A system starts to feel equitable when we seek input from all stakeholders in the community, not just those most readily available. Inclusive communities naturally bend toward equity.

7. In specifics, how should the Board of Education address school overcrowding?

Building more schools is the most effective and least disruptive way to address overcrowding. High school #13 has been chosen – we need to expedite the selection and building of high school #14. We should advocate at all levels to make this a reality. We should also explore innovative ways that have worked in other parts of the country to address overcrowding, and conduct a parent survey to assess whether the solutions we identify will be supported by the community. For example, me might consider developing specialized academies in schools with excess capacity—e.g., around STEM, the arts, or coding—to draw interested students from overcrowded schools.

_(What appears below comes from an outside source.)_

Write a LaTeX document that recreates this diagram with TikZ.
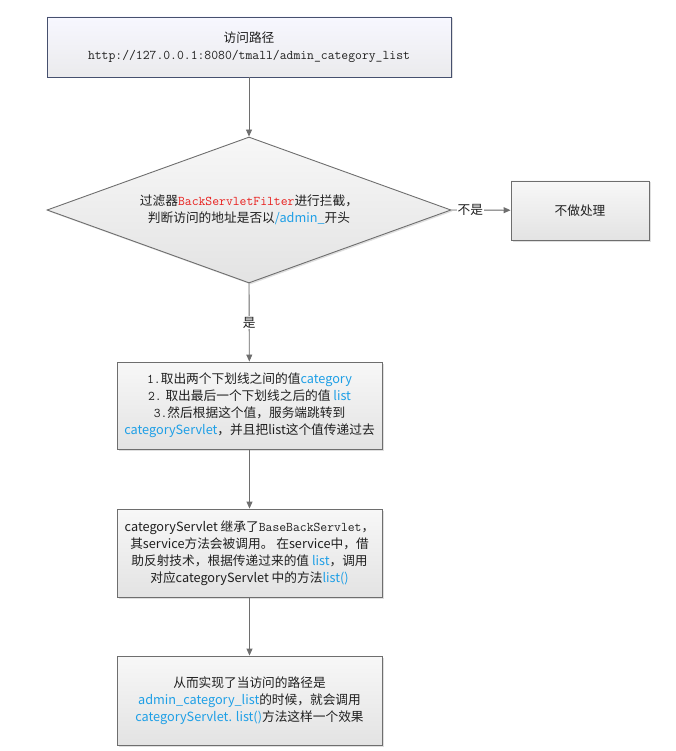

8. Briefly, what are your top three priorities if elected?

My top three priorities are:

Healthy schools, healthy students – I will advocate for safe, well-maintained buildings and policies that promote the physical and mental heath of all who are part of the educational system to ensure optimal learning. This includes ensuring that schools have proper mental health services; that we consider options that promote wellness, like late school starts; and that we provide guidance to students on topics such as the proper use of technology and social media.

Community representation – I will try to ensure that the decisions the board takes reflect the input of all of Howard County’s community members. I will work with the administration to ensure that our communications reach as much of the population as possible. This may mean reaching out through social media sites like WeChat and WhatsApp, arranging in-person meetings with grassroots leaders, and tapping parent advocacy groups, to use a few examples.

Educational equity – I will advocate for all students and families in the system as described in my positions outlined above.